Palmeiro’s N.C. State teammates marvel at his ability to focus and block out distractions.
“He’s so mentally strong,” Deatherage said. “He has been putting up with it his whole life. I wouldn’t know how to handle that.”
Palmeiro’s laid back demeanor also makes him popular with his teammates.
“He’s always positive and upbeat,” Knizner said. “He’s just a really good dude to have on the team.”
His personality is another trait he shares with his dad.
“It’s kind of weird, before the regional (at Texas Christian last year), I went to dinner at their house,” Knizner said. “Him and his dad, they are exactly the same person.”
‘Throw was offline’
Almost a year to the day later, N.C. State will get another shot at Miami in the ACC tournament on Thursday.
Palmeiro’s “Little League home run” will be replayed.

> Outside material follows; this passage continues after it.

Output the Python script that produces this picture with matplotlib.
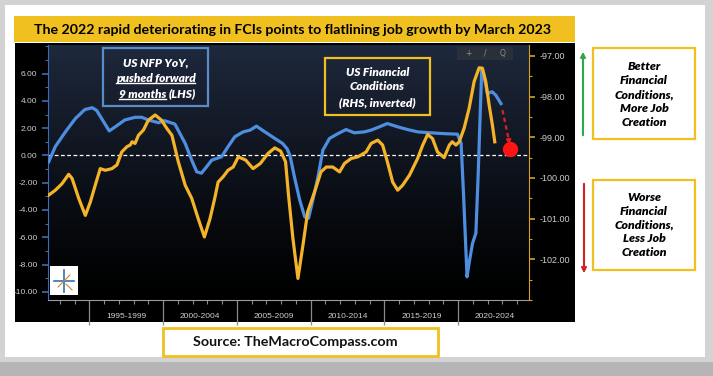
import numpy as np
import matplotlib.pyplot as plt
from matplotlib.patches import Rectangle, FancyArrowPatch
from matplotlib.lines import Line2D
from matplotlib.ticker import MultipleLocator, FixedLocator, FuncFormatter
import matplotlib.transforms as mtransforms

# US NFP YoY, pushed forward 9 months (LHS, %)
nfp_x = [1992.25, 1992.7, 1993.4, 1994.05, 1994.7, 1995.2, 1995.5, 1995.97, 1996.35, 1996.76,
         1997.4, 1998.1, 1998.56, 1999.0, 1999.7, 2000.1, 2000.8, 2001.5, 2001.94, 2002.28,
         2002.6, 2002.95, 2003.3, 2003.96, 2004.4, 2004.86, 2005.43, 2005.9, 2006.33, 2006.8,
         2007.57, 2008.1, 2008.4, 2008.6, 2008.9, 2009.26, 2009.6, 2009.86, 2010.15, 2010.5,
         2010.83, 2011.28, 2011.85, 2012.4, 2012.97, 2013.65, 2014.1, 2014.55, 2015.2, 2015.9,
         2016.57, 2017.25, 2018.15, 2019.05, 2019.95, 2020.2, 2020.36, 2020.6, 2020.74, 2020.97,
         2021.2, 2021.35, 2021.5, 2021.6, 2021.76, 2021.98, 2022.3, 2022.55, 2022.9]
nfp_y = [-0.46, 0.66, 1.76, 2.7, 3.37, 3.5, 3.3, 2.47, 1.8, 2.1,
         2.6, 2.8, 2.8, 2.6, 2.4, 2.55, 2.3, 0.88, -0.34, -1.2,
         -1.3, -0.83, -0.34, -0.1, 0.64, 1.37, 1.73, 1.86, 2.15, 1.8,
         1.25, 0.88, 0.5, 0.0, -1.56, -3.27, -4.5, -4.6, -3.27, -1.56,
         0.39, 1.25, 1.6, 1.9, 1.66, 1.73, 1.86, 2.05, 2.34, 2.1,
         1.9, 1.73, 1.66, 1.6, 1.56, 0.88, -2.78, -8.9, -7.9, -6.45,
         -5.7, -1.56, 3.3, 6.37, 5.77, 4.54, 4.67, 4.42, 3.8]

# US Financial Conditions (RHS, inverted)
fci_x = [1992.25, 1992.7, 1993.15, 1993.6, 1993.83, 1994.28, 1994.73, 1995.07, 1995.4, 1995.74,
         1996.08, 1996.53, 1996.87, 1997.2, 1997.55, 1997.77, 1997.9, 1998.1, 1998.33, 1998.67,
         1999.0, 1999.46, 1999.9, 2000.25, 2000.6, 2001.03, 2001.5, 2001.94, 2002.38, 2002.8,
         2003.18, 2003.5, 2003.73, 2004.07, 2004.4, 2004.75, 2005.1, 2005.6, 2006.1, 2006.6,
         2007.1, 2007.57, 2007.97, 2008.3, 2008.5, 2008.8, 2009.14, 2009.48, 2009.8, 2010.27,
         2010.7, 2011.06, 2011.5, 2011.96, 2012.3, 2012.75, 2013.2, 2013.76, 2014.1, 2014.55,
         2014.88, 2015.2, 2015.56, 2015.9, 2016.23, 2016.7, 2017.25, 2017.6, 2017.93, 2018.26,
         2018.6, 2019.05, 2019.4, 2019.6, 2019.85, 2020.07, 2020.4, 2020.74, 2021.08, 2021.42,
         2021.64, 2021.87, 2022.1, 2022.32, 2022.48]
fci_y = [-100.42, -100.3, -100.14, -99.91, -100.01, -100.5, -100.92, -100.59, -100.18, -99.77,
         -99.81, -99.77, -99.68, -99.36, -99.23, -99.19, -99.11, -99.15, -98.95, -98.82,
         -98.58, -98.45, -98.58, -98.78, -98.95, -99.6, -100.18, -100.5, -101.0, -101.45,
         -101.0, -100.5, -100.1, -99.97, -99.81, -99.73, -99.48, -99.56, -99.77, -99.64,
         -99.4, -99.26, -99.34, -99.6, -100.42, -101.49, -102.47, -101.65, -100.83, -100.34,
         -99.85, -99.73, -99.73, -99.85, -99.64, -99.52, -99.48, -99.36, -99.15, -99.07,
         -99.19, -99.6, -100.1, -100.3, -100.18, -99.93, -99.52, -99.19, -98.93, -99.03,
         -99.36, -99.5, -99.19, -99.11, -99.19, -99.11, -98.78, -98.29, -97.63, -97.29,
         -97.3, -97.63, -98.21, -98.7, -99.11]

# projected path (March 2023)
proj_x = [2023.0, 2023.45]
proj_y = [-98.33, -99.1]
dot_x, dot_y = 2023.5, -99.29

period_starts = [1995, 2000, 2005, 2010, 2015, 2020]
period_labels = ["1995-1999", "2000-2004", "2005-2009", "2010-2014", "2015-2019", "2020-2024"]

W, H = 713, 376
BLUE = "#4d8ee0"
ORANGE = "#f4b328"
YEL = "#f0c020"
LAB = "#cfcfcf"


def fx(px):
    return px / W


def fy(py):
    return 1 - py / H


fig = plt.figure(figsize=(7.13, 3.76), dpi=100, facecolor="#d3d3d3")


def box(x0, y0, x1, y1, fc, ec="none", lw=0, z=0):
    fig.add_artist(Rectangle((fx(x0), fy(y1)), fx(x1) - fx(x0), fy(y0) - fy(y1),
                             transform=fig.transFigure, facecolor=fc, edgecolor=ec,
                             linewidth=lw, zorder=z))


def fline(x0, y0, x1, y1, color, lw=1, z=5):
    fig.add_artist(Line2D([fx(x0), fx(x1)], [fy(y0), fy(y1)], transform=fig.transFigure,
                          color=color, lw=lw, zorder=z))


# card + panels
box(0, 362, 713, 376, "#b5b5b5")
box(5, 5, 705, 357, "white")
box(14, 16, 575, 42, YEL)
box(15, 43, 575, 322, "black")
box(163, 328, 438, 356, "white", ec=YEL, lw=2)

fig.text(fx(293), fy(29.5), "The 2022 rapid deteriorating in FCIs points to flatlining job growth by March 2023",
         family="Lato", weight="bold", fontsize=10.15, ha="center", va="center", color="black")
fig.text(fx(295), fy(342), "Source: TheMacroCompass.com", family="Lato", weight="bold",
         fontsize=10.3, ha="center", va="center", color="#111111")

# axes
ax = fig.add_axes([fx(48), fy(300), fx(529) - fx(48), fy(45) - fy(300)])
ax.set_facecolor("black")
grad = np.linspace(0, 1, 256)[:, None]
grad = np.dstack([0.12 * grad ** 1.2, 0.16 * grad ** 1.2, 0.24 * grad ** 1.2])
ax.imshow(grad, extent=[0, 1, 0, 1], transform=ax.transAxes, aspect="auto", origin="lower", zorder=0)

ax.plot(nfp_x, nfp_y, color=BLUE, lw=2.3, zorder=3, solid_joinstyle="round")
ax.axhline(0, color="white", lw=0.9, ls=(0, (3, 2)), zorder=2)
ax.set_xlim(1992.2, 2024.8)
ax.set_ylim(-10.6, 8.1)

ax2 = ax.twinx()
ax2.plot(fci_x, fci_y, color=ORANGE, lw=2.3, zorder=3, solid_joinstyle="round")
ax2.plot(proj_x, proj_y, color="#e02020", lw=1.6, ls=(0, (2, 1.5)), zorder=4)
ax2.annotate("", xy=(proj_x[1] + 0.02, proj_y[1] - 0.08), xytext=(proj_x[1] - 0.03, proj_y[1] + 0.05),
             arrowprops=dict(arrowstyle="-|>", color="#e02020", lw=1.2, mutation_scale=7))
ax2.plot(dot_x, dot_y, "o", color="#ff1414", ms=10, zorder=5)
ax2.set_ylim(-103.0, -96.73)

# spines / ticks
for s in ["top", "right"]:
    ax.spines[s].set_visible(False)
for s in ["top", "left", "bottom"]:
    ax2.spines[s].set_visible(False)
ax.spines["left"].set_color("#3a6db5")
ax.spines["bottom"].set_color("#9a9a9a")
ax2.spines["right"].set_color("#d9a020")

ax.yaxis.set_major_locator(FixedLocator(np.arange(-10, 7, 2)))
ax.yaxis.set_minor_locator(MultipleLocator(1))
ax.yaxis.set_major_formatter(FuncFormatter(lambda v, p: f"{v:.2f}"))
ax.tick_params(axis="y", which="major", colors="#3a6db5", labelcolor=LAB, labelsize=6,
               length=4, width=1.2, direction="out", labelfontfamily="Liberation Sans")
ax.tick_params(axis="y", which="minor", colors="#3a6db5", length=2, width=0.8)

ax2.yaxis.set_major_locator(FixedLocator(np.arange(-102, -96.5, 1)))
ax2.yaxis.set_minor_locator(MultipleLocator(0.5))
ax2.yaxis.set_major_formatter(FuncFormatter(lambda v, p: f"{v:.2f}"))
ax2.tick_params(axis="y", which="major", colors="#d9a020", labelcolor=LAB, labelsize=6.5,
                length=4, width=1.2, direction="out", labelfontfamily="Liberation Sans")
ax2.tick_params(axis="y", which="minor", colors="#d9a020", length=2, width=0.8)

ax.xaxis.set_major_locator(FixedLocator(period_starts))
ax.xaxis.set_minor_locator(MultipleLocator(1))
ax.tick_params(axis="x", which="major", colors="#8a8a8a", length=18, width=0.9, labelbottom=False)
ax.tick_params(axis="x", which="minor", colors="#8a8a8a", length=3, width=0.8)
trans = mtransforms.blended_transform_factory(ax.transData, ax.transAxes)
for start, lab in zip(period_starts, period_labels):
    ax.text(start + 2.5, -0.063, lab, transform=trans, ha="center", va="center",
            fontsize=6, color=LAB, family="Liberation Sans")

# logo
box(50, 266, 78, 295, "white", z=6)
fline(64, 270, 64, 292, "#2f6fb8", 1.2, 7)
fline(54, 281, 74, 281, "#2f6fb8", 1.2, 7)
fline(58, 287, 70, 275, "#e08020", 0.8, 7)
fline(66, 284, 72, 290, "#e08020", 0.8, 7)

# toolbar
box(457, 47, 513, 60, "#2a3039", z=6)
for px, g in zip([468, 485, 503], ["+", "/", "Q"]):
    fig.text(fx(px), fy(53.5), g, fontsize=5.5, color="#8a8f98", ha="center", va="center", zorder=7)

# series text boxes
box(103, 48, 208, 106, "none", ec="#5a8cc8", lw=1.6, z=6)
box(325, 58, 430, 115, "none", ec=YEL, lw=1.6, z=6)
tk = dict(family="Lato", weight="heavy", style="italic", fontsize=8.6, color="white",
          va="center", zorder=7)
fig.text(fx(155.5), fy(63), "US NFP YoY,", ha="center", **tk)
t_pf = fig.text(fx(155.5), fy(78), "pushed forward", ha="center", **tk)
t_9m = fig.text(fx(166), fy(94), "9 months", ha="right", **tk)
fig.text(fx(169), fy(94), "(LHS)", ha="left", **tk)
fig.text(fx(377.5), fy(72), "US Financial", ha="center", **tk)
fig.text(fx(377.5), fy(87), "Conditions", ha="center", **tk)
fig.text(fx(377.5), fy(103), "(RHS, inverted)", ha="center", **tk)

# right side annotations
box(593, 48, 695, 139, "white", ec=YEL, lw=1.6, z=6)
box(593, 180, 695, 270, "white", ec=YEL, lw=1.6, z=6)
ann = dict(family="Lato", weight="heavy", style="italic", fontsize=8.8, color="black",
           ha="center", va="center", linespacing=1.32, zorder=7)
fig.text(fx(644), fy(94.5), "Better\nFinancial\nConditions,\nMore Job\nCreation", **ann)
fig.text(fx(644), fy(225), "Worse\nFinancial\nConditions,\nLess Job\nCreation", **ann)
fig.add_artist(FancyArrowPatch((fx(583), fy(138)), (fx(583), fy(49)), transform=fig.transFigure,
                               arrowstyle="-|>", mutation_scale=7, color="#2ea84a", lw=1.5, zorder=7))
fig.add_artist(FancyArrowPatch((fx(584), fy(181)), (fx(584), fy(276)), transform=fig.transFigure,
                               arrowstyle="-|>", mutation_scale=7, color="#d02424", lw=1.5, zorder=7))

# underlines
fig.canvas.draw()
r = fig.canvas.get_renderer()
for t in [t_pf, t_9m]:
    bb = t.get_window_extent(r)
    y = bb.y0 + 0.5
    fig.add_artist(Line2D([bb.x0 / W, bb.x1 / W], [y / H, y / H], transform=fig.transFigure,
                          color="white", lw=1.0, zorder=7))

fig.savefig("out.png", dpi=100, facecolor=fig.get_facecolor())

He doesn’t need the footage to remember what happened.
Palmeiro led off the bottom of the 12th inning with a shot off the wall in left field at the Durham Bulls Athletic Park.
“I was out at second base,” Palmeiro said. “Then I saw the throw was offline.”
It was and as the ball scooted down the first base line, Palmeiro headed to third and N.C. State assistant coach Chris Hart waved him home.
“Preston is touching the bag and it’s not that far of a throw,” said Rafael Palmeiro, who was at the DBAP that night. “I’m thinking he’s going to get thrown out at home by 20 feet if it’s a good throw.”
The throw was good but Miami catcher Zack Collins tried to make the tag before he had the ball.
Palmeiro slid around Collins and then got up and spiked his helmet. Before his teammates could swarm him, he was able to flash that big celebratory smile.
“We won the game and put us in the championship game,” Rafael Palmeiro said. “That was big for him and the team. He’ll remember that forever.”